## What the task asks
Quote each line of the material verbatim, without the pictures.
§ §
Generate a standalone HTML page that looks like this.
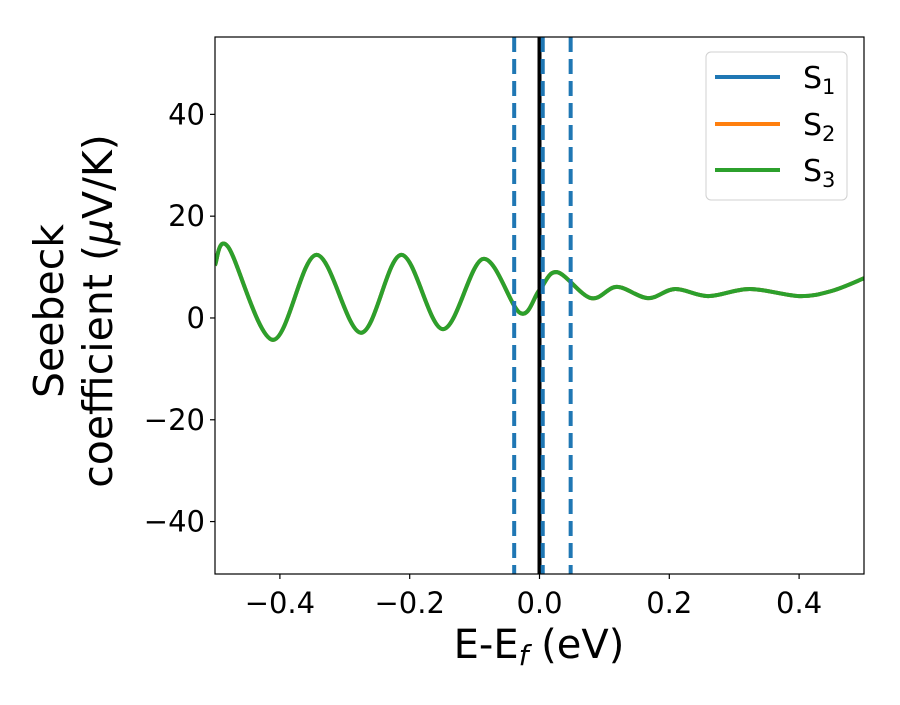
<!DOCTYPE html>
<html><head><meta charset="utf-8"><style>
body{margin:0;background:#fff}
svg text{font-family:"DejaVu Sans","Liberation Sans",sans-serif;fill:#000}
</style></head><body>
<svg width="900" height="700" xmlns="http://www.w3.org/2000/svg">
<g id="plot"></g>
</svg>
<script>
const xs=[-0.5,-0.48,-0.411,-0.344,-0.275,-0.213,-0.149,-0.087,-0.030,0.0,0.027,0.079,0.119,0.167,0.209,0.26,0.324,0.40,0.45,0.5];
const s1=[10.4,14.0,-4.3,12.4,-2.9,12.4,-2.2,11.6,1.0,5.5,9.0,3.9,6.1,3.9,5.7,4.3,5.7,4.3,5.3,7.8];
const s2=s1.slice();
const s3=s1.slice();
const xTicks=[-0.4,-0.2,0,0.2,0.4];
const xTickLabels=["\u22120.4","\u22120.2","0.0","0.2","0.4"];
const yTicks=[-40,-20,0,20,40];
const yTickLabels=["\u221240","\u221220","0","20","40"];
const dashedLines=[-0.039,0.005,0.048];
const solidLines=[0];
const L=215,R=864,T=37,B=574,xmin=-0.5,xmax=0.5,ymin=-50.3,ymax=55.2;
const X=v=>L+(v-xmin)/(xmax-xmin)*(R-L);
const Y=v=>B-(v-ymin)/(ymax-ymin)*(B-T);
const NS="http://www.w3.org/2000/svg";
const g=document.getElementById('plot');
function mk(t,a,p){const e=document.createElementNS(NS,t);for(const k in a)e.setAttribute(k,a[k]);(p||g).appendChild(e);return e;}
const cp=mk('clipPath',{id:'clip'});mk('rect',{x:L,y:T,width:R-L,height:B-T},cp);
function path(ys){const P=xs.map((x,i)=>[X(x),Y(ys[i])]);let d=`M${P[0][0]},${P[0][1]}`;
for(let i=0;i<P.length-1;i++){const p0=P[Math.max(i-1,0)],p1=P[i],p2=P[i+1],p3=P[Math.min(i+2,P.length-1)];
d+=` C${p1[0]+(p2[0]-p0[0])/6},${p1[1]+(p2[1]-p0[1])/6} ${p2[0]-(p3[0]-p1[0])/6},${p2[1]-(p3[1]-p1[1])/6} ${p2[0]},${p2[1]}`;}return d;}
[[s1,'#1f77b4','series-s1'],[s2,'#ff7f0e','series-s2'],[s3,'#2ca02c','series-s3']].forEach(([s,c,n])=>{
const e=mk('path',{d:path(s),fill:'none',stroke:c,'stroke-width':4,'clip-path':'url(#clip)'});

});
solidLines.forEach(v=>{const e=mk('line',{x1:X(v),x2:X(v),y1:T,y2:B,stroke:'#000','stroke-width':4});

});
dashedLines.forEach(v=>{const e=mk('line',{x1:X(v),x2:X(v),y1:T,y2:B,stroke:'#1f77b4','stroke-width':4,'stroke-dasharray':'15,7'});

});
const fr=mk('rect',{x:L,y:T,width:R-L,height:B-T,fill:'none',stroke:'#000','stroke-width':1.2});


xTicks.forEach((v,i)=>{mk('line',{x1:X(v),x2:X(v),y1:B,y2:B+5,stroke:'#000','stroke-width':1.2});
const t=mk('text',{x:X(v),y:B+39,'text-anchor':'middle','font-size':29});t.textContent=xTickLabels[i];

});
yTicks.forEach((v,i)=>{mk('line',{x1:L-5,x2:L,y1:Y(v),y2:Y(v),stroke:'#000','stroke-width':1.2});
const t=mk('text',{x:L-10,y:Y(v)+10,'text-anchor':'end','font-size':29});t.textContent=yTickLabels[i];

});
</script>
<svg width="900" height="700" style="position:absolute;left:0;top:0" xmlns="http://www.w3.org/2000/svg">
<text x="539" y="658" text-anchor="middle" font-size="40">E-E<tspan font-style="italic" font-size="28" dy="7">f</tspan><tspan dy="-7"> (eV)</tspan></text>
<g transform="translate(63,311) rotate(-90)">
<text x="0" y="0" text-anchor="middle" font-size="41">Seebeck</text>
<text x="0" y="49" text-anchor="middle" font-size="41">coefficient  (<tspan font-style="italic">μ</tspan>V/K)</text>
</g>
<g>
<rect x="706" y="52" width="141" height="148" rx="5" fill="#fff" fill-opacity="0.8" stroke="#d0d0d0" stroke-width="1"/>
<line x1="715" x2="780" y1="77" y2="77" stroke="#1f77b4" stroke-width="4"/>
<text x="803" y="88" font-size="30">S<tspan font-size="21" dy="6">1</tspan></text>
<line x1="715" x2="780" y1="124" y2="124" stroke="#ff7f0e" stroke-width="4"/>
<text x="803" y="135" font-size="30">S<tspan font-size="21" dy="6">2</tspan></text>
<line x1="715" x2="780" y1="170" y2="170" stroke="#2ca02c" stroke-width="4"/>
<text x="803" y="181" font-size="30">S<tspan font-size="21" dy="6">3</tspan></text>
</g>
</svg>
</body></html>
§ §
## Response to the exercise
Generate a standalone HTML page that looks like this.
<!DOCTYPE html>
<html><head><meta charset="utf-8"><style>
body{margin:0;background:#fff}
svg text{font-family:"DejaVu Sans","Liberation Sans",sans-serif;fill:#000}
</style></head><body>
<svg width="900" height="700" xmlns="http://www.w3.org/2000/svg">
<g id="plot"></g>
</svg>
<script>
const xs=[-0.5,-0.48,-0.411,-0.344,-0.275,-0.213,-0.149,-0.087,-0.030,0.0,0.027,0.079,0.119,0.167,0.209,0.26,0.324,0.40,0.45,0.5];
const s1=[10.4,14.0,-4.3,12.4,-2.9,12.4,-2.2,11.6,1.0,5.5,9.0,3.9,6.1,3.9,5.7,4.3,5.7,4.3,5.3,7.8];
const s2=s1.slice();
const s3=s1.slice();
const xTicks=[-0.4,-0.2,0,0.2,0.4];
const xTickLabels=["\u22120.4","\u22120.2","0.0","0.2","0.4"];
const yTicks=[-40,-20,0,20,40];
const yTickLabels=["\u221240","\u221220","0","20","40"];
const dashedLines=[-0.039,0.005,0.048];
const solidLines=[0];
const L=215,R=864,T=37,B=574,xmin=-0.5,xmax=0.5,ymin=-50.3,ymax=55.2;
const X=v=>L+(v-xmin)/(xmax-xmin)*(R-L);
const Y=v=>B-(v-ymin)/(ymax-ymin)*(B-T);
const NS="http://www.w3.org/2000/svg";
const g=document.getElementById('plot');
function mk(t,a,p){const e=document.createElementNS(NS,t);for(const k in a)e.setAttribute(k,a[k]);(p||g).appendChild(e);return e;}
const cp=mk('clipPath',{id:'clip'});mk('rect',{x:L,y:T,width:R-L,height:B-T},cp);
function path(ys){const P=xs.map((x,i)=>[X(x),Y(ys[i])]);let d=`M${P[0][0]},${P[0][1]}`;
for(let i=0;i<P.length-1;i++){const p0=P[Math.max(i-1,0)],p1=P[i],p2=P[i+1],p3=P[Math.min(i+2,P.length-1)];
d+=` C${p1[0]+(p2[0]-p0[0])/6},${p1[1]+(p2[1]-p0[1])/6} ${p2[0]-(p3[0]-p1[0])/6},${p2[1]-(p3[1]-p1[1])/6} ${p2[0]},${p2[1]}`;}return d;}
[[s1,'#1f77b4','series-s1'],[s2,'#ff7f0e','series-s2'],[s3,'#2ca02c','series-s3']].forEach(([s,c,n])=>{
const e=mk('path',{d:path(s),fill:'none',stroke:c,'stroke-width':4,'clip-path':'url(#clip)'});

});
solidLines.forEach(v=>{const e=mk('line',{x1:X(v),x2:X(v),y1:T,y2:B,stroke:'#000','stroke-width':4});

});
dashedLines.forEach(v=>{const e=mk('line',{x1:X(v),x2:X(v),y1:T,y2:B,stroke:'#1f77b4','stroke-width':4,'stroke-dasharray':'15,7'});

});
const fr=mk('rect',{x:L,y:T,width:R-L,height:B-T,fill:'none',stroke:'#000','stroke-width':1.2});


xTicks.forEach((v,i)=>{mk('line',{x1:X(v),x2:X(v),y1:B,y2:B+5,stroke:'#000','stroke-width':1.2});
const t=mk('text',{x:X(v),y:B+39,'text-anchor':'middle','font-size':29});t.textContent=xTickLabels[i];

});
yTicks.forEach((v,i)=>{mk('line',{x1:L-5,x2:L,y1:Y(v),y2:Y(v),stroke:'#000','stroke-width':1.2});
const t=mk('text',{x:L-10,y:Y(v)+10,'text-anchor':'end','font-size':29});t.textContent=yTickLabels[i];

});
</script>
<svg width="900" height="700" style="position:absolute;left:0;top:0" xmlns="http://www.w3.org/2000/svg">
<text x="539" y="658" text-anchor="middle" font-size="40">E-E<tspan font-style="italic" font-size="28" dy="7">f</tspan><tspan dy="-7"> (eV)</tspan></text>
<g transform="translate(63,311) rotate(-90)">
<text x="0" y="0" text-anchor="middle" font-size="41">Seebeck</text>
<text x="0" y="49" text-anchor="middle" font-size="41">coefficient  (<tspan font-style="italic">μ</tspan>V/K)</text>
</g>
<g>
<rect x="706" y="52" width="141" height="148" rx="5" fill="#fff" fill-opacity="0.8" stroke="#d0d0d0" stroke-width="1"/>
<line x1="715" x2="780" y1="77" y2="77" stroke="#1f77b4" stroke-width="4"/>
<text x="803" y="88" font-size="30">S<tspan font-size="21" dy="6">1</tspan></text>
<line x1="715" x2="780" y1="124" y2="124" stroke="#ff7f0e" stroke-width="4"/>
<text x="803" y="135" font-size="30">S<tspan font-size="21" dy="6">2</tspan></text>
<line x1="715" x2="780" y1="170" y2="170" stroke="#2ca02c" stroke-width="4"/>
<text x="803" y="181" font-size="30">S<tspan font-size="21" dy="6">3</tspan></text>
</g>
</svg>
</body></html>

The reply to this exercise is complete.